Bag some patience

Danger, danger?

Danger, danger?

(Come friend Aunt Ruthie on Facebook and let’s hang out.)

Is it better to have love and lost, or never to have loved at all? Or, put another way, when you see a big ol’ environmental problem, is it better to take a stab at solving the problem and, falling short, try, try again? Or is it better to sit on your hands until the perfect solution presents itself? Time and again, the best intentions have unintentional consequences. What’s an eco-citizen to do?

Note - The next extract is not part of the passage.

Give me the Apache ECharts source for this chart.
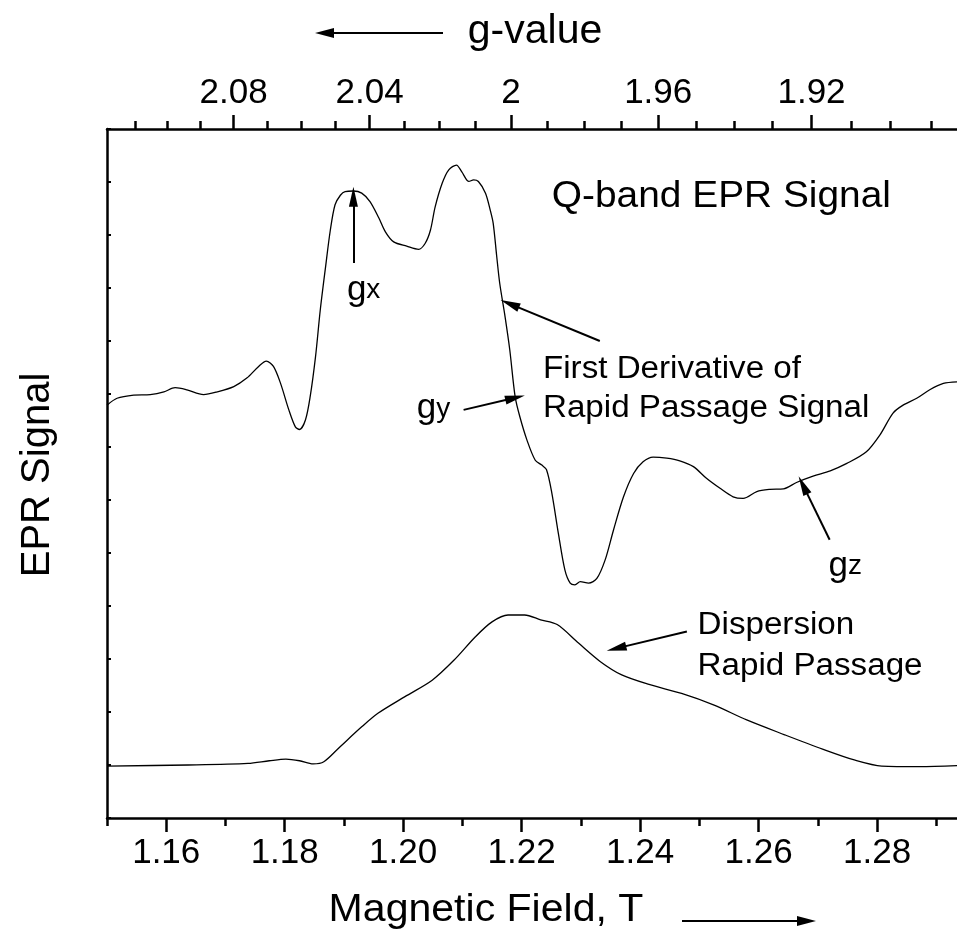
<!DOCTYPE html>
<html><head><meta charset="utf-8">
<script src="https://cdn.jsdelivr.net/npm/echarts@6/dist/echarts.min.js"></script>
<style>html,body{margin:0;padding:0;background:#fff}#c{width:957px;height:938px}</style>
</head><body><div id="c"></div>
<script>
// ---- data (Magnetic field in T, signal in arbitrary units) ----
const derivField = [1.1500,1.1517,1.1545,1.1573,1.1596,1.1615,1.1635,1.1663,1.1686,1.1714,
 1.1736,1.1756,1.1769,1.1781,1.1793,1.1807,1.1818,1.1825,1.1835,1.1843,
 1.1852,1.1860,1.1869,1.1877,1.1885,1.1894,1.1902,1.1916,1.1930,1.1944,
 1.1959,1.1970,1.1984,1.2006,1.2026,1.2037,1.2046,1.2054,1.2066,1.2077,
 1.2090,1.2099,1.2111,1.2119,1.2127,1.2139,1.2147,1.2152,1.2158,1.2163,
 1.2172,1.2180,1.2189,1.2197,1.2209,1.2223,1.2234,1.2242,1.2251,1.2262,
 1.2273,1.2282,1.2290,1.2299,1.2313,1.2327,1.2341,1.2355,1.2372,1.2389,
 1.2405,1.2422,1.2445,1.2467,1.2490,1.2512,1.2535,1.2557,1.2574,1.2597,
 1.2619,1.2642,1.2664,1.2692,1.2721,1.2749,1.2782,1.2805,1.2827,1.2844,
 1.2867,1.2889,1.2912,1.2935];
const derivSignal = [7.79,7.92,7.98,7.99,8.04,8.12,8.08,7.99,8.04,8.14,
 8.30,8.52,8.62,8.52,8.20,7.70,7.38,7.33,7.51,7.95,
 8.70,9.58,10.40,11.09,11.57,11.75,11.82,11.83,11.79,11.63,
 11.32,11.06,10.87,10.79,10.73,10.84,11.09,11.53,11.98,12.23,
 12.32,12.19,12.01,12.04,12.01,11.79,11.47,11.22,10.59,10.09,
 9.46,8.83,7.95,7.57,7.13,6.75,6.66,6.57,6.13,5.37,
 4.68,4.43,4.40,4.46,4.43,4.52,4.87,5.43,6.06,6.50,
 6.72,6.81,6.79,6.74,6.63,6.41,6.22,6.06,6.03,6.16,
 6.20,6.21,6.33,6.45,6.55,6.69,6.91,7.23,7.64,7.79,
 7.92,8.08,8.20,8.23];
const dispField = [1.1500,1.1637,1.1738,1.1774,1.1802,1.1825,1.1848,1.1866,1.1894,1.1930,
 1.1958,1.2003,1.2049,1.2086,1.2122,1.2150,1.2177,1.2205,1.2232,1.2260,
 1.2296,1.2333,1.2369,1.2415,1.2470,1.2525,1.2580,1.2644,1.2708,1.2763,
 1.2808,1.2872,1.2935];
const dispSignal = [0.98,1.00,1.03,1.08,1.11,1.08,1.02,1.06,1.35,1.72,
 1.98,2.29,2.60,2.98,3.42,3.70,3.83,3.83,3.74,3.65,
 3.30,2.95,2.70,2.52,2.35,2.13,1.85,1.57,1.30,1.09,
 0.98,0.97,0.99];

const fieldMajorTicks = [1.16,1.18,1.20,1.22,1.24,1.26,1.28];
const fieldMinorTicks = [1.15,1.17,1.19,1.21,1.23,1.25,1.27,1.29];
const gMajorTicks = [2.08,2.04,2.00,1.96,1.92];
const gMinorTicks = [2.11,2.10,2.09,2.07,2.06,2.05,2.03,2.02,2.01,1.99,1.98,1.97,1.95,1.94,1.93,1.91,1.90,1.89];

// axis ranges
const fieldMin = 1.15, fieldMax = 1.2935;
const invGMin = 0.47199, invGMax = 0.53092; // top axis is linear in 1/g
const signalMin = 0, signalMax = 13;

// annotation arrows [fromField, fromSignal, toField, toSignal]
const arrowGx = [1.1916, 10.47, 1.1916, 11.72];
const arrowGy = [1.2102, 7.70, 1.2189, 7.93];
const arrowFD = [1.2332, 9.00, 1.2180, 9.70];
const arrowGz = [1.2720, 5.25, 1.2675, 6.28];
const arrowDisp = [1.2479, 3.52, 1.2360, 3.20];

// annotation texts: [field, signal(middle), text]
const labelQband = [1.2251, 11.72, 'Q-band EPR Signal'];
const labelFD1 = [1.2236, 8.47, 'First Derivative of'];
const labelFD2 = [1.2236, 7.72, 'Rapid Passage Signal'];
const labelDisp1 = [1.2497, 3.64, 'Dispersion'];
const labelDisp2 = [1.2497, 2.86, 'Rapid Passage'];
const labelGx = [1.1905, 9.95, 'x'];
const labelGy = [1.2023, 7.72, 'y'];
const labelGz = [1.2718, 4.74, 'z'];

const FONT = '"Liberation Sans", Arial, Helvetica, sans-serif';
const inv = arr => arr.map(g => 1 / g);

const arrowHead = 'path://M5,0 L10,20 L0,20 Z';
function arrowItem(a) {
  return [{coord: [a[0], a[1]], symbol: 'none'},
          {coord: [a[2], a[3]], symbol: arrowHead, symbolSize: [9, 20]}];
}

const axisLineStyle = {color: '#000', width: 2.5};

const option = {
  animation: false,
  backgroundColor: '#fff',
  grid: {left: 107, right: 0, top: 129, bottom: 120, containLabel: false},
  xAxis: [
    {type: 'value', position: 'bottom', min: fieldMin, max: fieldMax, gridIndex: 0,
     axisLine: {show: true, onZero: false, lineStyle: axisLineStyle},
     axisTick: {show: true, inside: false, length: 14, customValues: fieldMajorTicks, lineStyle: {color: '#000', width: 2.5}},
     axisLabel: {show: true, customValues: fieldMajorTicks, margin: 18, color: '#000', fontSize: 35, fontFamily: FONT,
                 formatter: v => v.toFixed(2)},
     splitLine: {show: false}},
    {type: 'value', position: 'bottom', min: fieldMin, max: fieldMax, gridIndex: 0,
     axisLine: {show: false, onZero: false},
     axisTick: {show: true, inside: false, length: 8, customValues: fieldMinorTicks, lineStyle: {color: '#000', width: 2.5}},
     axisLabel: {show: false}, splitLine: {show: false}},
    {type: 'value', position: 'top', min: invGMin, max: invGMax, gridIndex: 0,
     axisLine: {show: true, onZero: false, lineStyle: axisLineStyle},
     axisTick: {show: true, inside: false, length: 14, customValues: inv(gMajorTicks), lineStyle: {color: '#000', width: 2.5}},
     axisLabel: {show: true, customValues: inv(gMajorTicks), margin: 18, color: '#000', fontSize: 35, fontFamily: FONT,
                 formatter: v => String(parseFloat((1 / v).toFixed(2)))},
     splitLine: {show: false}},
    {type: 'value', position: 'top', min: invGMin, max: invGMax, gridIndex: 0,
     axisLine: {show: false, onZero: false},
     axisTick: {show: true, inside: false, length: 8, customValues: inv(gMinorTicks), lineStyle: {color: '#000', width: 2.5}},
     axisLabel: {show: false}, splitLine: {show: false}}
  ],
  yAxis: {type: 'value', min: signalMin, max: signalMax, interval: 1,
    axisLine: {show: true, onZero: false, lineStyle: axisLineStyle},
    axisTick: {show: true, inside: true, length: 4, lineStyle: {color: '#000', width: 2}},
    axisLabel: {show: false}, splitLine: {show: false}},
  series: [
    {type: 'line', name: 'First Derivative', xAxisIndex: 0, yAxisIndex: 0,
     data: derivField.map((f, i) => [f, derivSignal[i]]),
     showSymbol: false, smooth: 0.3, silent: true,
     lineStyle: {color: '#000', width: 1.3},
     markLine: {silent: true, animation: false, symbol: ['none', arrowHead],
       label: {show: false}, emphasis: {disabled: true},
       lineStyle: {color: '#000', width: 2, type: 'solid'},
       itemStyle: {color: '#000'},
       data: [arrowGx, arrowGy, arrowFD, arrowGz, arrowDisp].map(arrowItem)}},
    {type: 'line', name: 'Dispersion', xAxisIndex: 0, yAxisIndex: 0,
     data: dispField.map((f, i) => [f, dispSignal[i]]),
     showSymbol: false, smooth: 0.3, silent: true,
     lineStyle: {color: '#000', width: 1.3}}
  ]
};

const chart = echarts.init(document.getElementById('c'), null, {renderer: 'canvas'});
chart.setOption(option);

function px(f, s) { return chart.convertToPixel({xAxisIndex: 0, yAxisIndex: 0}, [f, s]); }
function plainLabel(l, size, sx) {
  const p = px(l[0], l[1]);
  return {type: 'text', x: p[0], y: p[1], scaleX: sx || 1, silent: true,
    style: {text: l[2], fill: '#000', font: size + 'px ' + FONT, align: 'left', verticalAlign: 'middle'}};
}
function gLabel(l) {
  const p = px(l[0], l[1]);
  return {type: 'text', x: p[0], y: p[1], silent: true,
    style: {text: '{g|g}{s|' + l[2] + '}', fill: '#000', align: 'left', verticalAlign: 'middle',
      rich: {g: {fontSize: 35, fontFamily: FONT, fill: '#000'}, s: {fontSize: 28, fontFamily: FONT, fill: '#000'}}}};
}

const graphics = [
  // axis titles
  {type: 'text', x: 535, y: 32, silent: true,
   style: {text: 'g-value', fill: '#000', font: '41px ' + FONT, align: 'center', verticalAlign: 'middle'}},
  {type: 'text', x: 486, y: 911, scaleX: 1.08, silent: true,
   style: {text: 'Magnetic Field, T', fill: '#000', font: '38px ' + FONT, align: 'center', verticalAlign: 'middle'}},
  {type: 'text', x: 38, y: 475, rotation: Math.PI / 2, silent: true,
   style: {text: 'EPR Signal', fill: '#000', font: '40px ' + FONT, align: 'center', verticalAlign: 'middle'}},
  // decorative direction arrows next to the axis titles
  {type: 'line', silent: true, shape: {x1: 443, y1: 33, x2: 330, y2: 33}, style: {stroke: '#000', lineWidth: 2}},
  {type: 'polygon', silent: true, shape: {points: [[315, 33], [334, 28], [334, 38]]}, style: {fill: '#000'}},
  {type: 'line', silent: true, shape: {x1: 682, y1: 921, x2: 800, y2: 921}, style: {stroke: '#000', lineWidth: 2}},
  {type: 'polygon', silent: true, shape: {points: [[816, 921], [797, 916], [797, 926]]}, style: {fill: '#000'}},
  plainLabel(labelQband, 37, 1.05),
  plainLabel(labelFD1, 31, 1.07),
  plainLabel(labelFD2, 31, 1.07),
  plainLabel(labelDisp1, 31, 1.07),
  plainLabel(labelDisp2, 31, 1.07),
  gLabel(labelGx), gLabel(labelGy), gLabel(labelGz)
];
chart.setOption({graphic: graphics});
</script>
</body></html>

Consider recyclable plastic bags. As consumers get wiser, the paper grocery bag is more and more rare, and the flimsy plastic bags are actually being legislated against by some municipalities. It took Auntie Ruth a while to get in the habit of throwing the reusable bags in the backseat of the car and then bringing them into the grocery store, but now it’s more routine than accident—and ain’t that the way of change?

But you may recall back in November, the story took another turn: The Tampa Tribune in Florida purchased two dozen reusable bags from the largest grocery stores in their region and paid for two rounds of tests. The results? “Grocery chain Winn-Dixie sells a reusable grocery bag with pictures of cute baby faces and enough toxic lead that Hillsborough County could consider the bag hazardous if thrown out with household trash.” The lead leeches out as the bag ages.

While the U.S. Consumer Product Safety Commission will allow only 100 parts per million of lead in children’s products, the baby-face bag from Winn-Dixie showed 121 parts per million. It gets worse: A bag sold at CVS was found to have a lead count of 697 parts per million, according to E Magazine. CVS responded with a recall. Sen. Chuck Schumer of New York has called for a federal investigation.

Auntie Ruth walked into her local CVS store, asked the checkout clerk if he’d heard about the recall. He had not. Not a big deal—sometimes the front-line workers aren’t in all the loops. Elsewhere, among the regional food co-ops, Sacramento Natural Foods Co-op has long sold a beautiful cloth bag; Davis Food Co-op does sell a “nonwoven polypropylene” bag, but in an online blog states: “Based on information from our suppliers, testing data and formulation analysis, these reusable bags and ink do not contain lead.”

One step forward, two steps back? Patience, Auntie Ruth suggests. Patience.